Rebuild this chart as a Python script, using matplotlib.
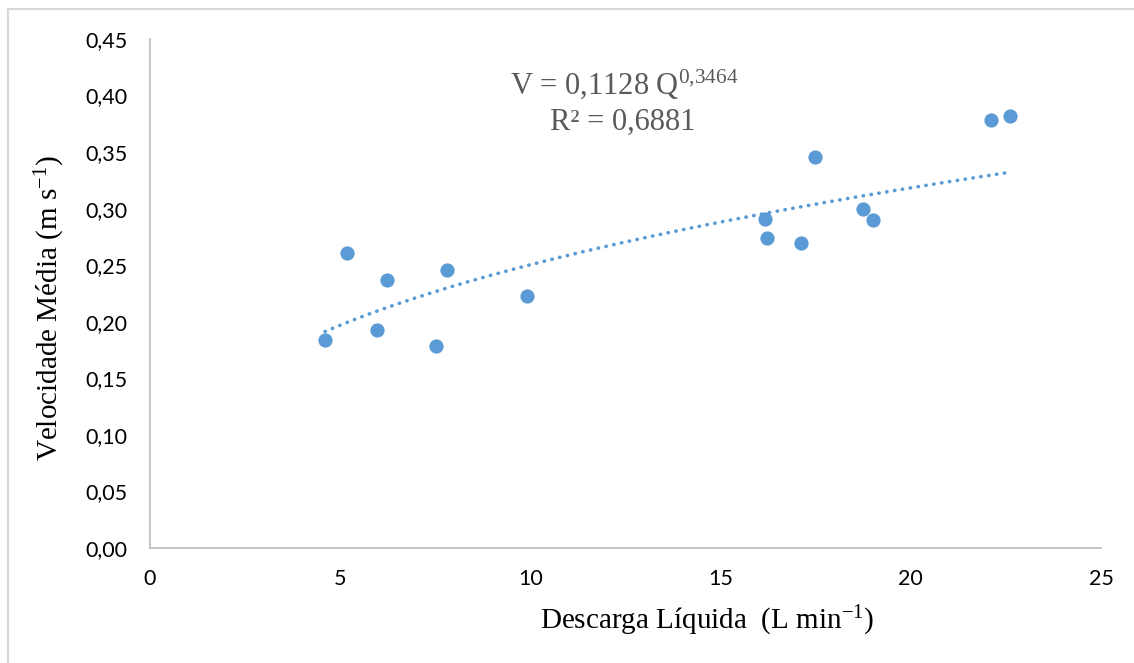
import numpy as np
import matplotlib
matplotlib.use("Agg")
import matplotlib.pyplot as plt
from matplotlib.lines import Line2D

# data
descarga = [4.60, 5.18, 5.97, 6.23, 7.52, 7.81, 9.91, 16.17, 16.22, 17.11,
            17.48, 18.74, 19.01, 22.11, 22.61]
velocidade = [0.184, 0.261, 0.193, 0.237, 0.179, 0.246, 0.223, 0.291, 0.274, 0.270,
              0.346, 0.300, 0.290, 0.378, 0.382]

# power trendline given on the chart
coef_a = 0.1128
coef_b = 0.3464
r2_text = "0,6881"

x_ticks = [0, 5, 10, 15, 20, 25]
y_ticks = [0.00, 0.05, 0.10, 0.15, 0.20, 0.25, 0.30, 0.35, 0.40, 0.45]

BLUE = "#5b9bd5"
GRID_GRAY = "#bfbfbf"

plt.rcParams["mathtext.fontset"] = "custom"
plt.rcParams["mathtext.rm"] = "Liberation Serif"
plt.rcParams["mathtext.it"] = "Liberation Serif"

fig = plt.figure(figsize=(11.34, 6.63), dpi=100)
ax = fig.add_axes([150 / 1134, 1 - 548 / 663, (1101 - 150) / 1134, (548 - 39) / 663])

ax.scatter(descarga, velocidade, s=105, color=BLUE, zorder=3, linewidths=0)

q = np.linspace(min(descarga), max(descarga), 200)
ax.plot(q, coef_a * q ** coef_b, color=BLUE, lw=2.6,
        linestyle=(0, (0.1, 2.1)), dash_capstyle="round", zorder=2)

ax.set_xlim(0, 25)
ax.set_ylim(0, 0.45)
ax.set_xticks(x_ticks)
ax.set_yticks(y_ticks)
ax.set_xticklabels([str(t) for t in x_ticks])
ax.set_yticklabels([f"{t:.2f}".replace(".", ",") for t in y_ticks])
ax.tick_params(axis="y", length=0, labelsize=15.5, pad=16)
ax.tick_params(axis="x", length=0, labelsize=15.5, pad=15)
for lbl in ax.get_xticklabels() + ax.get_yticklabels():
    lbl.set_fontfamily("Lato")
    lbl.set_color("#000000")

for side in ["top", "right"]:
    ax.spines[side].set_visible(False)
for side in ["left", "bottom"]:
    ax.spines[side].set_color(GRID_GRAY)
    ax.spines[side].set_linewidth(1.3)

fig.text(707 / 1134, 1 - 621 / 663, "Descarga Líquida  (L min$^{-1}$)",
         ha="center", va="center", fontsize=21, family="Liberation Serif")
fig.text(50 / 1134, 1 - 308 / 663, "Velocidade Média (m s$^{-1}$)",
         ha="center", va="center", rotation=90, fontsize=21, family="Liberation Serif")

fig.text(624 / 1134, 1 - 84 / 663, "V = 0,1128 Q$^{0{,}3464}$",
         ha="center", va="center", fontsize=22, family="Liberation Serif", color="#595959")
fig.text(623 / 1134, 1 - 122 / 663, f"R² = {r2_text}",
         ha="center", va="center", fontsize=22, family="Liberation Serif", color="#595959")

# outer chart border (left and top edges visible)
fig.add_artist(Line2D([8 / 1134, 8 / 1134], [0, 1 - 9 / 663], transform=fig.transFigure,
                      color="#d9d9d9", lw=1.5))
fig.add_artist(Line2D([8 / 1134, 1], [1 - 9 / 663, 1 - 9 / 663], transform=fig.transFigure,
                      color="#d9d9d9", lw=1.5))

fig.savefig("out.png", dpi=100, facecolor="white")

JOB: Return nothing but the lines running from the start of the data to the line with "from matplotlib.lines import Line2D", please, both ends included and no pictures.

COMPLETED TASK:
Rebuild this chart as a Python script, using matplotlib.
import numpy as np
import matplotlib
matplotlib.use("Agg")
import matplotlib.pyplot as plt
from matplotlib.lines import Line2D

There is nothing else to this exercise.